[Set exercise] Determine which lines contain the word "this", then copy those lines.

[Records with drawing code]
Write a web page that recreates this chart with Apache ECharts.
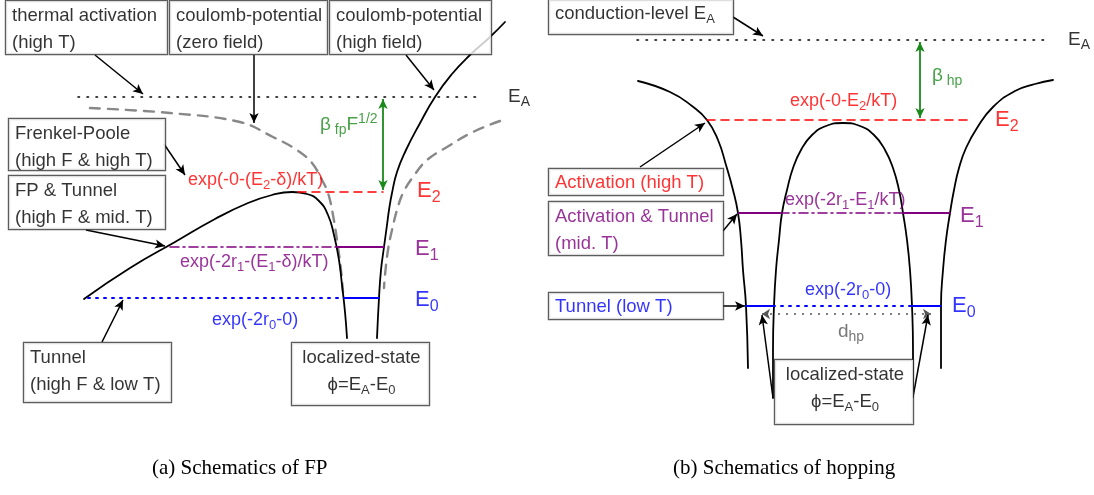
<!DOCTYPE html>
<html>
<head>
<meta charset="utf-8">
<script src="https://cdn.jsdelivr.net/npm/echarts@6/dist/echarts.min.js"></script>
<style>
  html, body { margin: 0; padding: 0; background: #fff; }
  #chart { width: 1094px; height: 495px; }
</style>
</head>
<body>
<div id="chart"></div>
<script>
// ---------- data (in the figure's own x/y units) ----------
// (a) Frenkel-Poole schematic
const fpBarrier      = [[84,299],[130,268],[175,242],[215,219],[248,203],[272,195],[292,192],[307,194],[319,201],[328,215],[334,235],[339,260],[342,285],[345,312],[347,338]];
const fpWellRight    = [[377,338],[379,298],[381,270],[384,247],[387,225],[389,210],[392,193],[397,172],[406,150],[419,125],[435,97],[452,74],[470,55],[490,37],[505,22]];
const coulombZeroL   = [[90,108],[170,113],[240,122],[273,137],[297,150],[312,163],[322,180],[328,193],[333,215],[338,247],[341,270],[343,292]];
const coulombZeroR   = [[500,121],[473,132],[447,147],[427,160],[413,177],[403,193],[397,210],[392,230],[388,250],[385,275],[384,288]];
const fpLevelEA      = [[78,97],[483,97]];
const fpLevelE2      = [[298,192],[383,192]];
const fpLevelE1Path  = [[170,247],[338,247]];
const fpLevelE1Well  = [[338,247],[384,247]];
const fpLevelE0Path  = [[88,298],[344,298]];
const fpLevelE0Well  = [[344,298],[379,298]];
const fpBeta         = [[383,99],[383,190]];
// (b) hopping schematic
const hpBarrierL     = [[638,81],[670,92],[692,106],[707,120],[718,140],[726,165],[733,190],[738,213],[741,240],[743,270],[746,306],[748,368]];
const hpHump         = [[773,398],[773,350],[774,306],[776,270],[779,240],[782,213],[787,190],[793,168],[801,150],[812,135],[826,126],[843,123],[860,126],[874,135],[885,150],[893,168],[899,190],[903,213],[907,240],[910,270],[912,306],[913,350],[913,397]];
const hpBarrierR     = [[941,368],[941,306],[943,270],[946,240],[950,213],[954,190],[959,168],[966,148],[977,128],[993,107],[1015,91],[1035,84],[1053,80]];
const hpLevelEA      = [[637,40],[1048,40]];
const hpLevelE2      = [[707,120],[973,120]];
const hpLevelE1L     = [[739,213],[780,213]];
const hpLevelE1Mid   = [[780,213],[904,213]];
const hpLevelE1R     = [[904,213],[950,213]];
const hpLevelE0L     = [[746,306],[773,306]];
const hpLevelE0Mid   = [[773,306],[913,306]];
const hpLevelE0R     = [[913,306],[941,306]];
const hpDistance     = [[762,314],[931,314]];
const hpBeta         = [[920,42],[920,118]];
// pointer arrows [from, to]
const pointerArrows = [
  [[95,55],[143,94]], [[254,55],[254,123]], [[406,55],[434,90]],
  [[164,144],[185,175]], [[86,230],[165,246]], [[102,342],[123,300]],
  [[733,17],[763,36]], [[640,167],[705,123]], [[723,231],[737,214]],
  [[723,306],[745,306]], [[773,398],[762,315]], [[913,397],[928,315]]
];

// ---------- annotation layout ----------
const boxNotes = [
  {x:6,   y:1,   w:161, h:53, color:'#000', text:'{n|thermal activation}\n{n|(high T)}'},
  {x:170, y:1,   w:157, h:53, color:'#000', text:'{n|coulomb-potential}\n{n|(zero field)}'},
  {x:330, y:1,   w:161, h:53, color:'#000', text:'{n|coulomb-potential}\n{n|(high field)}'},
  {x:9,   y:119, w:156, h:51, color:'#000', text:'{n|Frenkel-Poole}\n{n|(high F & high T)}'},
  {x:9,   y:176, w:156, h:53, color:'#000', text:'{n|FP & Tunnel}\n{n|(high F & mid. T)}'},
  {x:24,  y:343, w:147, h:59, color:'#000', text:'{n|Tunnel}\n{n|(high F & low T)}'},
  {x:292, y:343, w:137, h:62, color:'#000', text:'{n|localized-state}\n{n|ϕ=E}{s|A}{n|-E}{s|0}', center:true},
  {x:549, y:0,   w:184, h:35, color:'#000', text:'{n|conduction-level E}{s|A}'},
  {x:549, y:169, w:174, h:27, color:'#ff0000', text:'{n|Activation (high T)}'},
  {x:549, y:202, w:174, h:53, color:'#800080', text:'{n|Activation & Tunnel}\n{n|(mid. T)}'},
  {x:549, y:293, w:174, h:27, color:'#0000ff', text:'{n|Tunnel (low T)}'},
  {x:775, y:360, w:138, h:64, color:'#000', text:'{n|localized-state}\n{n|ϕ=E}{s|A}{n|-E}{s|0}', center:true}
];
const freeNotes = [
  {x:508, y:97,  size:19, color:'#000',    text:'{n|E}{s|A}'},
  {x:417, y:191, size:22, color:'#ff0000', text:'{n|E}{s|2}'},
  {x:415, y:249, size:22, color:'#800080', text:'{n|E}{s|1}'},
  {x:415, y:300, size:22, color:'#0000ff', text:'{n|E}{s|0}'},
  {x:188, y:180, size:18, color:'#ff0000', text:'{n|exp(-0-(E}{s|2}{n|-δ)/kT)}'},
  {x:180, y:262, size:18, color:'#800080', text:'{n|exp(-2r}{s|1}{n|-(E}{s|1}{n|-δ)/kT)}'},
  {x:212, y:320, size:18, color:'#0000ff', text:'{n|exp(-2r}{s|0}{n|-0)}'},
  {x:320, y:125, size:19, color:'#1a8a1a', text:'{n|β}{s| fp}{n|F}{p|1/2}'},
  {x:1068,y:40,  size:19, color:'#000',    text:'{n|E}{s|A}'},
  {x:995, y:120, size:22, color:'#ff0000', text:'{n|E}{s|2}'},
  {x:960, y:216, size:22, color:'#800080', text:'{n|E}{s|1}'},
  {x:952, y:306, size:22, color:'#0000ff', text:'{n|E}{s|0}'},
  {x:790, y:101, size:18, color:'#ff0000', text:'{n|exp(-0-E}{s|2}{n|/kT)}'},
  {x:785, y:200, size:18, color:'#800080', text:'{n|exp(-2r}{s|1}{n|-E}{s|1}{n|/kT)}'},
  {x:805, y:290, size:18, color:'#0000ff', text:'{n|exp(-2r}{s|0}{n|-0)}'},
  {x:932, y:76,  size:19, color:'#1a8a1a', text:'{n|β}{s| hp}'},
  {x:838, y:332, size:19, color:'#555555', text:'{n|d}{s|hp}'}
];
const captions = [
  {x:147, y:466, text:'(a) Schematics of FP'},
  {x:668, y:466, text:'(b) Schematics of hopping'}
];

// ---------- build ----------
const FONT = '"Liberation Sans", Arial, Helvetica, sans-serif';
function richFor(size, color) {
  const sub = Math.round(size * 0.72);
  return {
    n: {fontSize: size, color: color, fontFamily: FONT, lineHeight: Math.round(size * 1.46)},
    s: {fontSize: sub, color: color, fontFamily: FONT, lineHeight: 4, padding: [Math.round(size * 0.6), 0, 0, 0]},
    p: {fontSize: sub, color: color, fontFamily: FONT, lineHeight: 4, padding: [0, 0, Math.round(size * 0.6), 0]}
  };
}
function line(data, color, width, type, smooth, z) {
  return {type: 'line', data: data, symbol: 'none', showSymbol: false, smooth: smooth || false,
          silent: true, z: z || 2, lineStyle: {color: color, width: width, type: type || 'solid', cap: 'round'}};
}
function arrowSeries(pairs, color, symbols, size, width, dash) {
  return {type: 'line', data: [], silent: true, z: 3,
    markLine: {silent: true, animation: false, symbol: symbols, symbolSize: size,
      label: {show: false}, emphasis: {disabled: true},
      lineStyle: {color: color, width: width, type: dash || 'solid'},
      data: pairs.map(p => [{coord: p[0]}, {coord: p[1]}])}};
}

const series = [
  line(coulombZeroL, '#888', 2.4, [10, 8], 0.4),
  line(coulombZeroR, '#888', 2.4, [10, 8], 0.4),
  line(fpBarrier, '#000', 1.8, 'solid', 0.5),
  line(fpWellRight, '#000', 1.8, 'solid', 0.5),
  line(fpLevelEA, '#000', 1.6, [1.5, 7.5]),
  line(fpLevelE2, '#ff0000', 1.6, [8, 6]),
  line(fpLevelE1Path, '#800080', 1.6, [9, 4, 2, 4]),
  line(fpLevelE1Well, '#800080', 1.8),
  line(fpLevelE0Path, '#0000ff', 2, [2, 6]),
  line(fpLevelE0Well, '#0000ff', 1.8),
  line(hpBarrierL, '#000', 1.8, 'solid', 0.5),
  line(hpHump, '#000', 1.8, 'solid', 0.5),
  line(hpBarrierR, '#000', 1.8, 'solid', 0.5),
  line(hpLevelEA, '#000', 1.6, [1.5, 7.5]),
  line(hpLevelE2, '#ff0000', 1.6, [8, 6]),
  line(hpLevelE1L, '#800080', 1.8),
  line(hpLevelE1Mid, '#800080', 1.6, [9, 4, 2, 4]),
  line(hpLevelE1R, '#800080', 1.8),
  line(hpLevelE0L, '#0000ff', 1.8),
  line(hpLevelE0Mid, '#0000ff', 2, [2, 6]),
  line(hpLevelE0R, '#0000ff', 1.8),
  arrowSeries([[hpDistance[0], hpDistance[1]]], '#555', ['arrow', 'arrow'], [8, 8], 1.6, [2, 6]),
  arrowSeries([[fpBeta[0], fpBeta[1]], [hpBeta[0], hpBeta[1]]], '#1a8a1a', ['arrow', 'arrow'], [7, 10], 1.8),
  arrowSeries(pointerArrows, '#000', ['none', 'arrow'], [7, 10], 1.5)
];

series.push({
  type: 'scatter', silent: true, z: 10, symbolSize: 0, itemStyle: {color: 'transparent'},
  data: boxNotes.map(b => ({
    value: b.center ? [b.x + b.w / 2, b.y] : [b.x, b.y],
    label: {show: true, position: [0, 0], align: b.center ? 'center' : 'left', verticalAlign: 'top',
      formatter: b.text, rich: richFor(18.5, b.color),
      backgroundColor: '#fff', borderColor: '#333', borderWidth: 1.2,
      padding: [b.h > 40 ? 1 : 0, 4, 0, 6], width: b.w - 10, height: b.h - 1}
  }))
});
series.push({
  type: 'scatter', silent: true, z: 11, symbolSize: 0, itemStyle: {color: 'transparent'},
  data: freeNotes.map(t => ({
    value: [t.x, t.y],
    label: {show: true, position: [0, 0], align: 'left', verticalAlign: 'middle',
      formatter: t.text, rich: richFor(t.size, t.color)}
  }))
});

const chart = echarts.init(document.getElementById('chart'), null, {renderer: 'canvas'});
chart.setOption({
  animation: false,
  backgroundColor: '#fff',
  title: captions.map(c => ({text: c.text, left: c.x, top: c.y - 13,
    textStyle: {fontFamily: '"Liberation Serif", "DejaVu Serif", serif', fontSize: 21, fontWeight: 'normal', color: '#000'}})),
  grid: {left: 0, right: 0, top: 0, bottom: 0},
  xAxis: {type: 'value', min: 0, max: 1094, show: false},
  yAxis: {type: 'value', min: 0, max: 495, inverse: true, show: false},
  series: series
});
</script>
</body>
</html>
--
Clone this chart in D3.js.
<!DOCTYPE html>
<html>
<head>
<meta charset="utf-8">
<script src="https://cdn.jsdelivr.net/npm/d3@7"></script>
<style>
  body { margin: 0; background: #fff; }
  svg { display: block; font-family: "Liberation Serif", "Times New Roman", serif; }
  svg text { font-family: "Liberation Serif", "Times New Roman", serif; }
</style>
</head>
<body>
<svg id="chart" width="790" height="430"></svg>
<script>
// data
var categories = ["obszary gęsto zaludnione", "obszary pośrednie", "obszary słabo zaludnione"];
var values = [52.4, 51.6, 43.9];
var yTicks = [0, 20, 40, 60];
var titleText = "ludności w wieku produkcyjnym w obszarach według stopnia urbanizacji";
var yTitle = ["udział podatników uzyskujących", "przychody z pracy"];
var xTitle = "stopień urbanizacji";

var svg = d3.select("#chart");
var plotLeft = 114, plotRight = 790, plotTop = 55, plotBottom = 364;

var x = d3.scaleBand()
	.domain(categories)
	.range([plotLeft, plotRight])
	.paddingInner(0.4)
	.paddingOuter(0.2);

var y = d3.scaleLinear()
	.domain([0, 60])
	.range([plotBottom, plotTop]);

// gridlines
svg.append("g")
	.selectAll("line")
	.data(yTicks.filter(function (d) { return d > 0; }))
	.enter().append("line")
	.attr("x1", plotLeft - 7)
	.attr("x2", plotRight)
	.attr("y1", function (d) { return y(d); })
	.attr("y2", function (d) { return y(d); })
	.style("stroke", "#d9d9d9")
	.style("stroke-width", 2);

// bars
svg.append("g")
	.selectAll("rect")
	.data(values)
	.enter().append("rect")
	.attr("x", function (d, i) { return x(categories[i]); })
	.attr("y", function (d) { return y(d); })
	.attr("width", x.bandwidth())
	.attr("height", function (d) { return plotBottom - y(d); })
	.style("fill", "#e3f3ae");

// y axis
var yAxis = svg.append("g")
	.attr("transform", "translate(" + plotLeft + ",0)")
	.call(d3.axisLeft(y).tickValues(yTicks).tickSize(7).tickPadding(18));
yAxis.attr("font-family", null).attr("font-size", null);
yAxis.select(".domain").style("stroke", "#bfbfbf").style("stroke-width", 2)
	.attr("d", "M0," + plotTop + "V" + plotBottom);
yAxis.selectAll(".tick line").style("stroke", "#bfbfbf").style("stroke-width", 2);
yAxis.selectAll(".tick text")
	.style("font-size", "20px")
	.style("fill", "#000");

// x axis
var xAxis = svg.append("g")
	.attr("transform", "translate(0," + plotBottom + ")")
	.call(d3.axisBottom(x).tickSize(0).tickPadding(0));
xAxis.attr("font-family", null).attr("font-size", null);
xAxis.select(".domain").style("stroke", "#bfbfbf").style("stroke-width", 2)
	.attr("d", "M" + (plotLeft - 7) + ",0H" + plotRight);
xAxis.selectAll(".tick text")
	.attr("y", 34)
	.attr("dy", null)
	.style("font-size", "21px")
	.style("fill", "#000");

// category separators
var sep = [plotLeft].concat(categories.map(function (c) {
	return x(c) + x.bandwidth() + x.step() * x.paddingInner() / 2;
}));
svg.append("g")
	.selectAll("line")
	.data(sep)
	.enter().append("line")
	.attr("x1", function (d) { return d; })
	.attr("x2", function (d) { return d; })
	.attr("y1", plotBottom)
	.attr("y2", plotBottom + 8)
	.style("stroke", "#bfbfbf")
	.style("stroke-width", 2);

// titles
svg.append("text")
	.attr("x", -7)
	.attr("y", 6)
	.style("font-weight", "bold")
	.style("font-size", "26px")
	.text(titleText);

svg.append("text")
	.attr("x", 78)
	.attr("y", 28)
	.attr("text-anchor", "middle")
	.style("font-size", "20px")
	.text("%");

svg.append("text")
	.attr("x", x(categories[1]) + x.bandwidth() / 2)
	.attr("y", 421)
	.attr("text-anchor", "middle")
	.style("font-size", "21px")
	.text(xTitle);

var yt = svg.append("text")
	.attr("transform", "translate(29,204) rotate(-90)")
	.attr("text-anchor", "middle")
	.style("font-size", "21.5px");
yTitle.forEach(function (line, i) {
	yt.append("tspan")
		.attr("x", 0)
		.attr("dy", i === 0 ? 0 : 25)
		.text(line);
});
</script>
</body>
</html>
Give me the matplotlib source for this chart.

[Expected output]
Write a web page that recreates this chart with Apache ECharts.
Clone this chart in D3.js.
Give me the matplotlib source for this chart.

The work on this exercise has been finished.